- Italian theatrical release poster
- Directed by: Sergio Martino
- Produced by: Luciano Martino
- Cinematography: Giancarlo Ferrando
- Music by: Stelvio Cipriani
- Distributed by: Medusa Distribuzione
- Release date: 3 November 1979 (Italy);
- Running time: 90 minutes
- Country: Italy
- Languages: Italian; English;

= The Great Alligator River =

The Great Alligator River, originally Il fiume del grande caimano and also known as Alligators, Caiman, Big Alligator River and The Big Caimano River, is a 1979 Italian adventure film directed by Sergio Martino.

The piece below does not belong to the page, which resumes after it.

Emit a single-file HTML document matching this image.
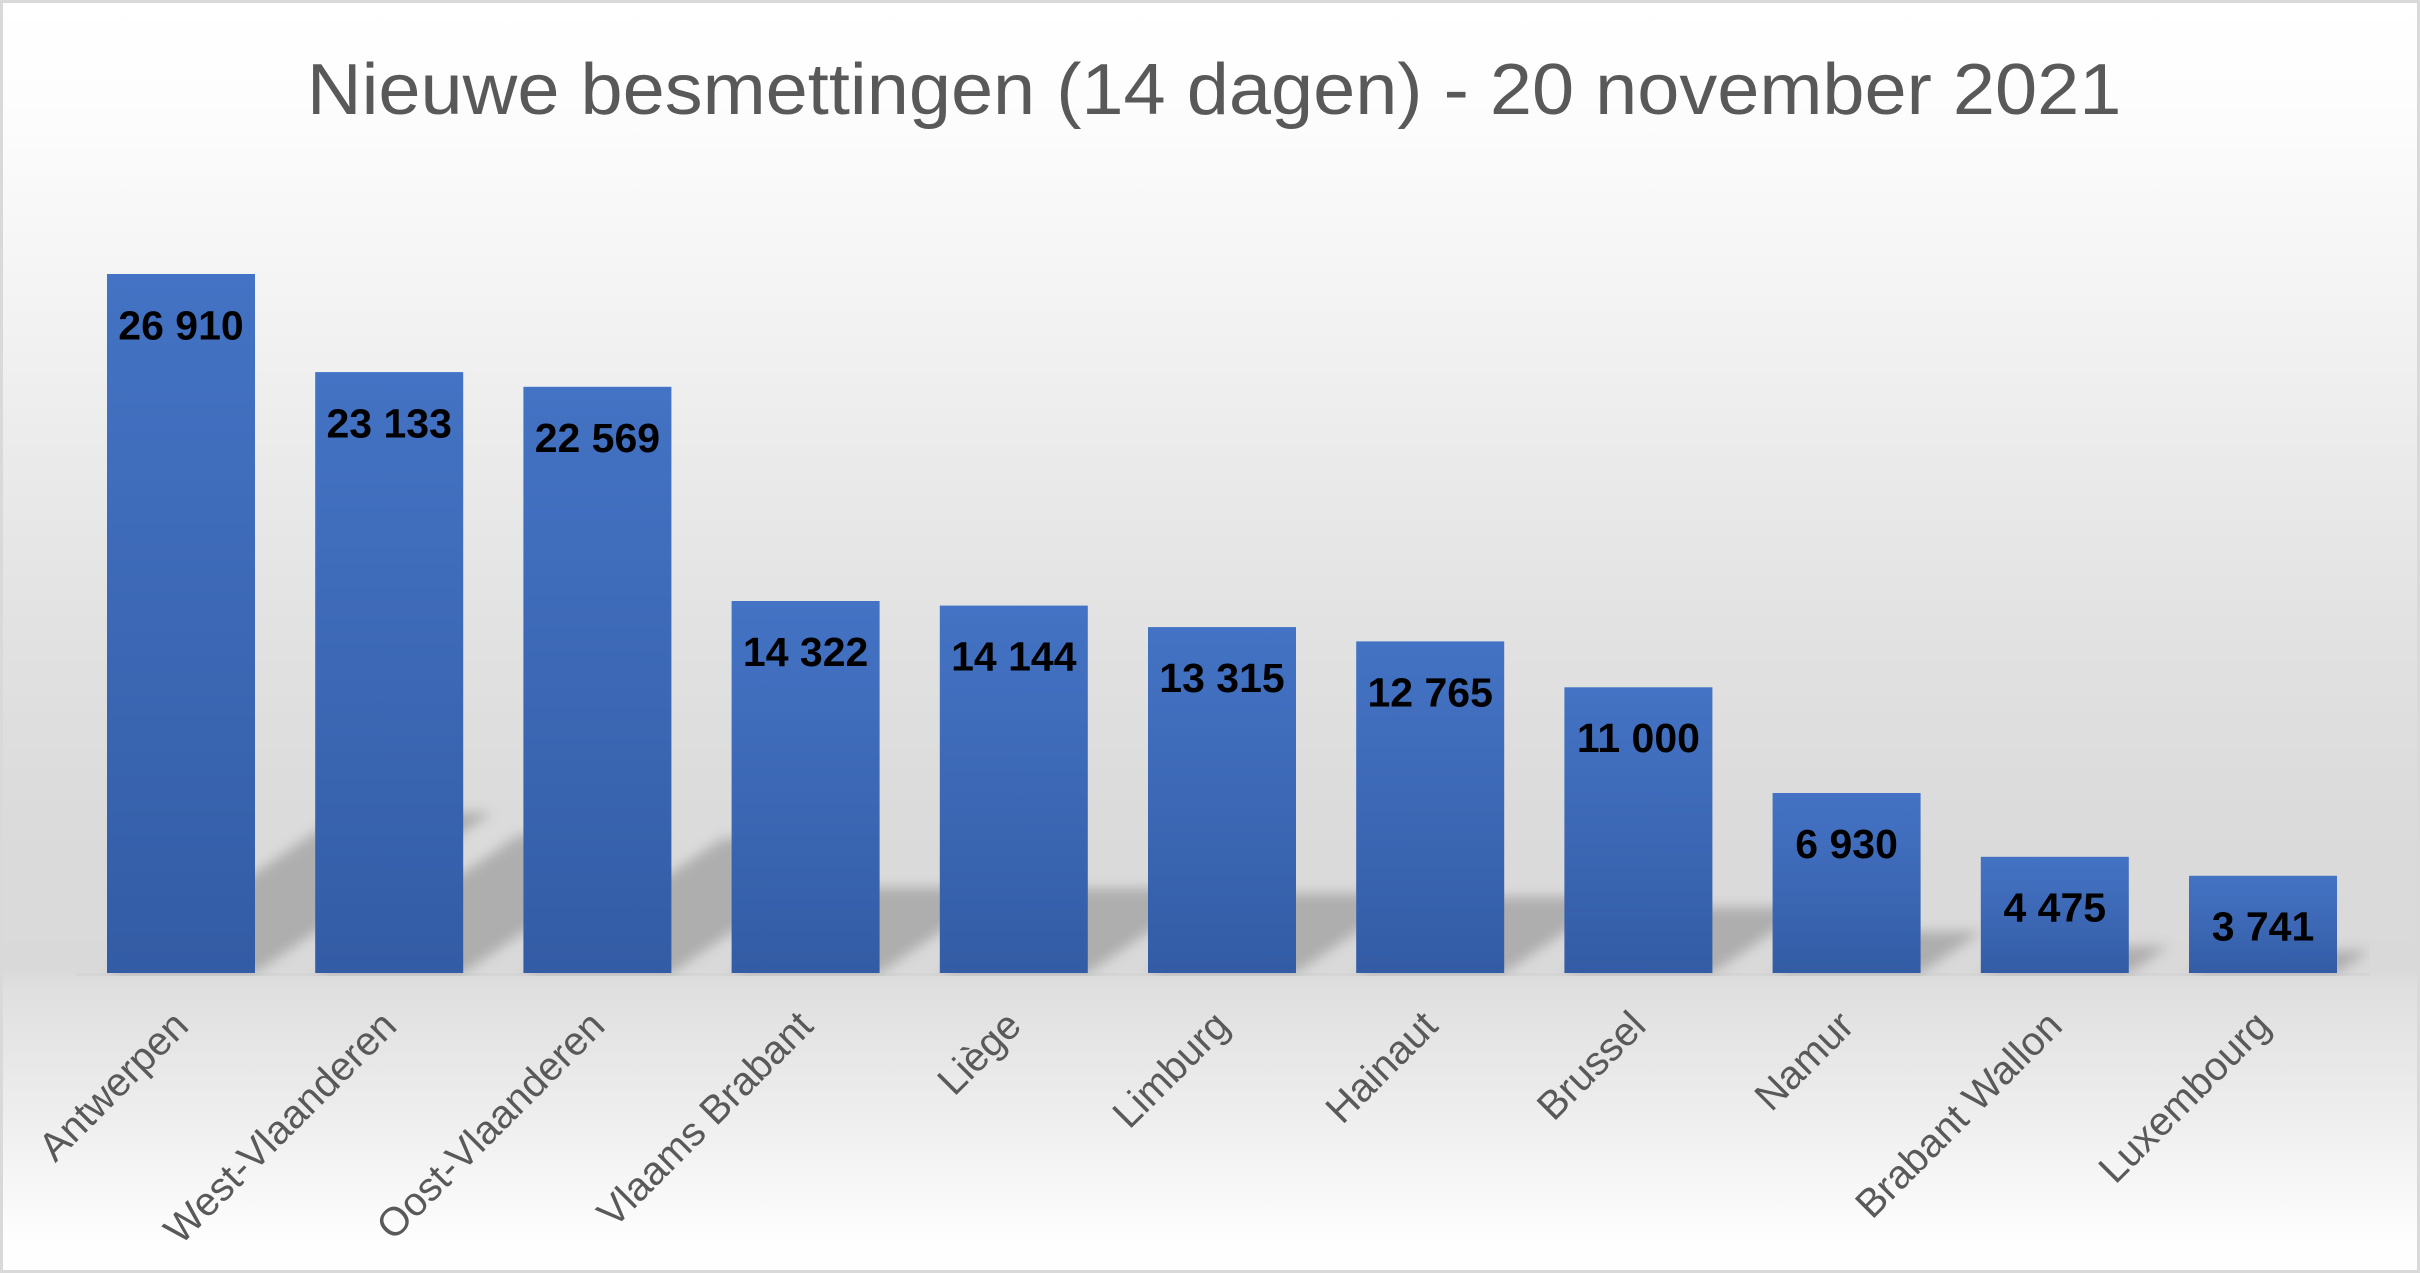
<!DOCTYPE html>
<html>
<head>
<meta charset="utf-8">
<style>
  html, body { margin: 0; padding: 0; background: #ffffff; }
  svg { display: block; }
</style>
</head>
<body>
<svg width="2420" height="1273" viewBox="0 0 2420 1273" xmlns="http://www.w3.org/2000/svg">
  <defs>
    <linearGradient id="bg" x1="0" y1="0" x2="0" y2="1273" gradientUnits="userSpaceOnUse">
      <stop offset="0" stop-color="#ffffff"/>
      <stop offset="0.079" stop-color="#fdfdfd"/>
      <stop offset="0.255" stop-color="#f2f2f2"/>
      <stop offset="0.383" stop-color="#e9e9e9"/>
      <stop offset="0.511" stop-color="#e1e1e1"/>
      <stop offset="0.638" stop-color="#dbdbdb"/>
      <stop offset="0.762" stop-color="#d9d9d9"/>
      <stop offset="0.775" stop-color="#dfdfdf"/>
      <stop offset="0.89" stop-color="#f0f0f0"/>
      <stop offset="0.97" stop-color="#fdfdfd"/>
      <stop offset="1" stop-color="#ffffff"/>
    </linearGradient>
    <linearGradient id="bar" x1="0" y1="0" x2="0" y2="1">
      <stop offset="0" stop-color="#4472c4"/>
      <stop offset="0.15" stop-color="#4270c0"/>
      <stop offset="1" stop-color="#335ca5"/>
    </linearGradient>
    <filter id="blur" filterUnits="userSpaceOnUse" x="0" y="0" width="2420" height="1273">
      <feGaussianBlur stdDeviation="6"/>
    </filter>
    <clipPath id="plotclip">
      <rect x="76" y="150" width="2294" height="826"/>
    </clipPath>
  </defs>

  <!-- chart background -->
  <rect x="0" y="0" width="2420" height="1273" fill="url(#bg)"/>

  <!-- title -->
  <text x="306.9" y="114" font-family="'Liberation Sans', Arial, sans-serif" font-size="72" fill="#595959" textLength="1814.5" lengthAdjust="spacingAndGlyphs">Nieuwe besmettingen (14 dagen) - 20 november 2021</text>

  <!-- perspective shadows -->
  <g clip-path="url(#plotclip)">
    <g filter="url(#blur)" fill="#000000" fill-opacity="0.2">
      <polygon points="107,973 255,973 492.7,812.2 344.7,812.2"/>
      <polygon points="315.2,973 463.2,973 667.5,834.8 519.5,834.8"/>
      <polygon points="523.4,973 671.4,973 870.7,838.2 722.7,838.2"/>
      <polygon points="731.6,973 879.6,973 1006.1,887.4 858.1,887.4"/>
      <polygon points="939.8,973 1087.8,973 1212.7,888.5 1064.7,888.5"/>
      <polygon points="1148,973 1296,973 1413.6,893.4 1265.6,893.4"/>
      <polygon points="1356.2,973 1504.2,973 1616.9,896.7 1468.9,896.7"/>
      <polygon points="1564.4,973 1712.4,973 1809.5,907.3 1661.5,907.3"/>
      <polygon points="1772.6,973 1920.6,973 1981.8,931.6 1833.8,931.6"/>
      <polygon points="1980.8,973 2128.8,973 2168.3,946.3 2020.3,946.3"/>
      <polygon points="2189,973 2337,973 2370,950.6 2222,950.6"/>
    </g>
    <rect x="76" y="973" width="2294" height="3" fill="#000" fill-opacity="0.025"/>
  </g>

  <!-- bars -->
  <g fill="url(#bar)">
    <rect x="107" y="274.0" width="148" height="699.0"/>
    <rect x="315.2" y="372.1" width="148" height="600.9"/>
    <rect x="523.4" y="386.8" width="148" height="586.2"/>
    <rect x="731.6" y="601.0" width="148" height="372.0"/>
    <rect x="939.8" y="605.6" width="148" height="367.4"/>
    <rect x="1148" y="627.1" width="148" height="345.9"/>
    <rect x="1356.2" y="641.4" width="148" height="331.6"/>
    <rect x="1564.4" y="687.3" width="148" height="285.7"/>
    <rect x="1772.6" y="793.0" width="148" height="180.0"/>
    <rect x="1980.8" y="856.8" width="148" height="116.2"/>
    <rect x="2189" y="875.8" width="148" height="97.2"/>
  </g>

  <!-- data labels -->
  <g font-family="'Liberation Sans', Arial, sans-serif" font-size="41" font-weight="bold" fill="#000000" text-anchor="middle">
    <text x="181" y="339.5">26 910</text>
    <text x="389.2" y="437.5">23 133</text>
    <text x="597.4" y="452">22 569</text>
    <text x="805.6" y="666">14 322</text>
    <text x="1013.8" y="670.5">14 144</text>
    <text x="1222" y="692">13 315</text>
    <text x="1430.2" y="706.5">12 765</text>
    <text x="1638.4" y="752">11 000</text>
    <text x="1846.6" y="858">6 930</text>
    <text x="2054.8" y="921.5">4 475</text>
    <text x="2263" y="940.5">3 741</text>
  </g>

  <!-- category labels -->
  <g font-family="'Liberation Sans', Arial, sans-serif" font-size="40" fill="#595959" text-anchor="end">
    <text transform="translate(190.5,1028) rotate(-45)">Antwerpen</text>
    <text transform="translate(398.7,1028) rotate(-45)">West-Vlaanderen</text>
    <text transform="translate(606.9,1028) rotate(-45)">Oost-Vlaanderen</text>
    <text transform="translate(815.1,1028) rotate(-45)">Vlaams Brabant</text>
    <text transform="translate(1023.3,1028) rotate(-45)">Liège</text>
    <text transform="translate(1231.5,1028) rotate(-45)">Limburg</text>
    <text transform="translate(1439.7,1028) rotate(-45)">Hainaut</text>
    <text transform="translate(1647.9,1028) rotate(-45)">Brussel</text>
    <text transform="translate(1856.1,1028) rotate(-45)">Namur</text>
    <text transform="translate(2064.3,1028) rotate(-45)">Brabant Wallon</text>
    <text transform="translate(2272.5,1028) rotate(-45)">Luxembourg</text>
  </g>

  <!-- chart border -->
  <rect x="1.5" y="1.5" width="2417" height="1270" fill="none" stroke="#d9d9d9" stroke-width="3"/>
</svg>
</body>
</html>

In the film, an African God takes the form of a giant man-eating crocodile and attacks tourists at a newly built resort after it becomes angered by encroachment on its land.

== Cast ==
- Barbara Bach as Alice Brandt (Voiced by Susan Spafford)
- Claudio Cassinelli as Daniel Nessel
- Mel Ferrer as Joshua
- Richard Johnson as Prophet Jameson
- Romano Puppo as Peter
- Anny Papa as Laura
- Enzo Fisichella as Maurice, lover of Minou's mother
- Lory Del Santo as Jane
- Silvia Collatina as Minou
- Clara Colosimo as tourist

== Production ==

Filming took place during the summer of 1979 in Sri Lanka and Italy, and began on 3 June; filming was originally slated to start on 20 May.